A major league baseball player is like a kid in high school looking for the perfect smoking spot. At my high school kids would either go into the bathroom or walk across the street off of school property to light up. Or when we would go to lunch, they would light up then. But a major leagueer has to sneak away for a smoke break?
Olson's pension for chain smoking once got him in trouble with the umpires.
Olson's pension for chain smoking once got him in trouble with the umpires.
"But the situation was, [umpire] Joe West was behind the plate, and he's kind of a stickler for certain things and likes rules. We get eight warmup pitches per inning, so I threw five, and he said, 'One more.' So I threw more, and he didn't like that and I said something to him, he said something to me, and as I get off the field, Girardi walks over.
"He didn't even yell.
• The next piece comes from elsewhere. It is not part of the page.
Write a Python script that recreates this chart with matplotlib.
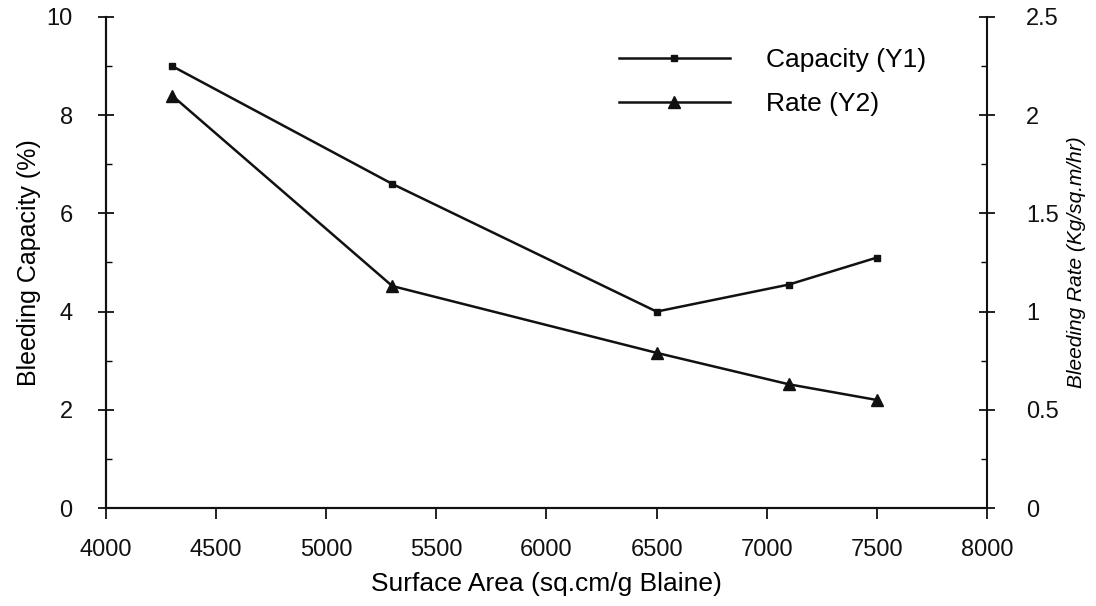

He looked at me, crossed his arms, and asked, 'What happened?' I said, 'That guy over there, he didn't give me my eight pitches, and I'm [freaking] pissed.' I understand he's the umpire, don't piss him off, blah blah blah, but I'm like, I get eight pitches whether I'm a rookie or a 20-year guy. It's a rule. And I told him that. He said, 'Okay, just don't show up the umpire.' It's not a big deal. People see it on TV, they see Girardi grabbing my jersey, and they think, '[Expletive], he [messed] up again. Yeah, but not like you think I [messed] up."
Dude didn't even take all of his warmup pitches just for he could light up between innings. I love his excuse for when he will quite.
He tried to quit on his 25th birthday, in January, but that didn't work. Now he's thinking he'll give up the habit only when his girlfriend gets pregnant.
"I just have to get motivated," Olsen said.
You have to love a professional athlete who smokes. These are the people who are suppose to keep their bodies in perfect shape. Not Olson, he likes to pollute his lungs with smoke.
Hell if the President of the United States can smoke, why can't Olson? I guess it's better than planting your face in a bong, like Michael Phelps.